The Archangel Michael Greek Orthodox Chapel
is in Westgate Cottages, virtually opposite the former Royal Sea
Bathing Hospital site. Maidstone and Margate are home to particularly
large Greek Cypriot communities, with the first Cypriots arriving in
the latter town from 1933 onwards. Initially, people had to travel to St
Sophia's Cathedral in Bayswater in London for services, which is
where the first major Greek Cypriot community in the country was
centred.
As the community expanded this became more difficult.

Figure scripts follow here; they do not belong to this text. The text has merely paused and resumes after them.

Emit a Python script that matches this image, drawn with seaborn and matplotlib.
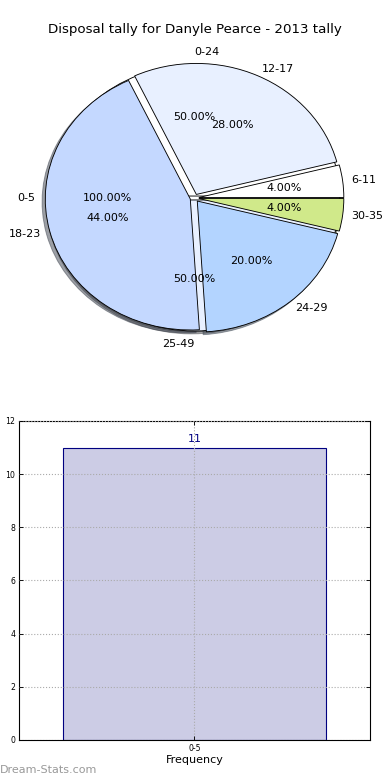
import seaborn as sns
import pandas as pd
import matplotlib
matplotlib.use("Agg")
import matplotlib.pyplot as plt

# pie layers (drawn on top of each other, same centre)
outer_labels = ["0-5"]
outer_counts = [11]
half_labels = ["0-24", "25-49"]
half_counts = [11, 11]
band_labels = ["6-11", "12-17", "18-23", "24-29", "30-35"]
band_counts = [1, 7, 11, 5, 1]

# bar chart
bar_labels = ["0-5"]
bar_values = [11]

colors = ["#FFFFFF", "#E8F0FF", "#C4D8FF", "#B3D4FF", "#D0E98A"]

plt.rcParams["font.family"] = ["DejaVu Sans"]

fig = plt.figure(figsize=(4.875, 9.75), dpi=80)

# ---- pie ----
ax = fig.add_axes([0.0487, 0.5346, 0.9, 0.4231])
wedge_kw = {"edgecolor": "black", "linewidth": 0.8}
# (labels, counts, explode, label distance, pct distance)
layers = [
    (outer_labels, outer_counts, 0.0, 1.1, 0.6),
    (half_labels, half_counts, 0.015, 1.1, 0.6),
    (band_labels, band_counts, 0.03, 1.06, 0.59),
]
for labels, counts, ex, ld, pd_ in layers:
    wedges, texts, autotexts = ax.pie(
        counts, labels=labels, colors=colors[:len(counts)],
        explode=[ex] * len(counts), autopct="%1.2f%%", startangle=0,
        shadow=True, wedgeprops=wedge_kw, labeldistance=ld, pctdistance=pd_,
        textprops={"fontsize": 10}, normalize=True)
    if labels is half_labels:
        texts[0].set_ha("left")
        texts[1].set_ha("right")
ax.set_aspect("auto")
ax.set_xlim(-1.2103, 1.2103)
ax.set_ylim(-1.2595, 1.2595)
ax.axis("off")
fig.text(0.5, 1 - 30 / 780, "Disposal tally for Danyle Pearce - 2013 tally",
         ha="center", va="center", fontsize=12)

# ---- bar ----
bx = fig.add_axes([0.0487, 0.0513, 0.9, 0.409])
df = pd.DataFrame({"Interval": bar_labels, "Count": bar_values})
sns.barplot(data=df, x="Interval", y="Count", ax=bx, width=0.75,
            color=(0, 0, 0.5, 0.2), edgecolor="navy", linewidth=1, saturation=1)
for p, v in zip(bx.patches, bar_values):
    bx.text(p.get_x() + p.get_width() / 2, v + 0.15, str(v),
            ha="center", va="bottom", color="navy", fontsize=10)
bx.set_xlim(-0.5, 0.5)
bx.set_ylim(0, 12)
bx.set_yticks(range(0, 13, 2))
bx.grid(True, linestyle=":", color="#aaaaaa", linewidth=1)
bx.set_axisbelow(False)
bx.tick_params(direction="in", top=True, right=True, labelsize=7, length=4)
for s in bx.spines.values():
    s.set_linewidth(1)
bx.set_xlabel("Frequency", fontsize=10, labelpad=2)
bx.set_ylabel("Stat Interval", fontsize=10, labelpad=3)

fig.text(0.0, 1 - 770 / 780, "Dream-Stats.com", ha="left", va="center",
         fontsize=10, color="#999999")

fig.savefig("out.png", dpi=80)
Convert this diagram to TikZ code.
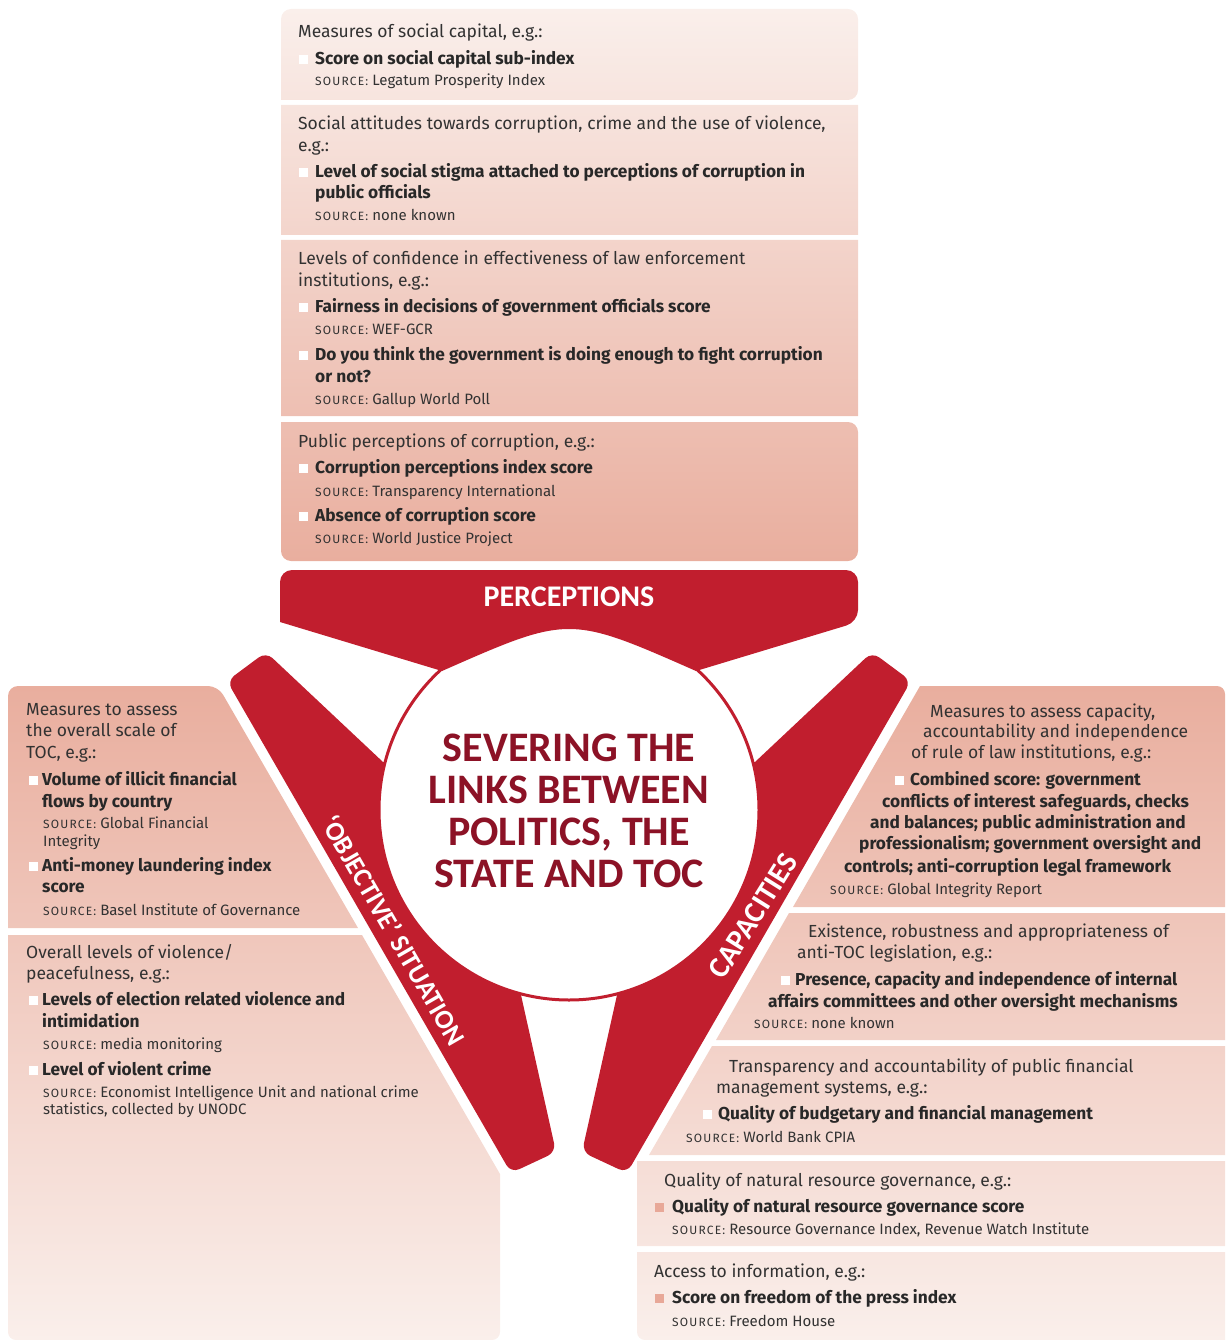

Eventually it was decided to try to establish a Greek Orthodox church
in Margate itself, and the first local services began in Florendia Guest
House in 1964. The following year the former Westgate Cottages
Methodist Chapel was secured after having been a chemist shop
for a time. The church subsequently started a Greek evening school for
children, and a community centre opened in Grosvenor Place in the early
1990s.
The Royal Sea Bathing Hospital Church is
on the Canterbury Road in Margate close to the railway station. The
Royal Sea Bathing Hospital itself was founded in 1791 by John
Coakley Lettsom as a specialist hospital for the treatment of
tuberculosis. In 1796 the hospital pioneered the use of 'sea
bathing' as a treatment, and fifty years later indoor salt water
baths in the form of swimming pools were installed so that treatment
could continue all year round.
In 1858 the present building was erected, but
when modern medicine overtook the use of long stay treatments the
hospital declined and was closed in the mid-1990s. As with many of
the old specialist hospitals, this one also had its own church and
services were compulsory. The pews were three-quarter length so that
beds from intensive care could be wheeled in for services. In
2008-2010 the buildings were redeveloped for housing.
Buckingham Road Methodist Church is a
relatively small building on the road of the same name in the
community of houses which adjoins the south side of the main
railway line. It began life as a mission hall for the Methodists,
probably from central Margate, and is situated in the midst of a
district of Victorian terraced workers cottages. The church now
shares a minister with Garlinge Methodist Church and Union
Church, Margate.
New Life Family Church is on Church Street,
north of the railway, but is shown here from the corner of St Peter's
Road. The church was formerly the New Life Christian Fellowship,
worshipping at the Pentecostal Church, 140 The Plaza, High Street.
New Life Family Church was founded in the early 1920s as the result
of an evangelistic outreach crusade held in the Empire Cinema, which
was situated in Cecil Square near where the library now stands. They
moved here in 2003.
St Austin & St Gregory Catholic Church
is on the corner of Charlotte Place and Victoria Road, opposite the
Spread Eagle pub. The parish was established in 1797, while the
historic church began its life in 1804 as a mission chapel. The
church was restored in 1887 and there are brown and black tiles in
the pavement in Victoria Road which appear to extend from the side
of the church, suggesting that the building originally came out
further than it now does.
The visible tiles suggest the church was a
partial victim of Victorian street-widening. A burial ground
of approximately 4.5 by six metres (fifteen by twenty feet) also
used to adjoin the rear of the building but this was paved over,
probably at the same time as the other work was carried out. This
was all during the thirty-year period in which Charles Sibert or
Siggisbert was the priest at the church. Five or six of the
surviving headstones are now cemented to the wall.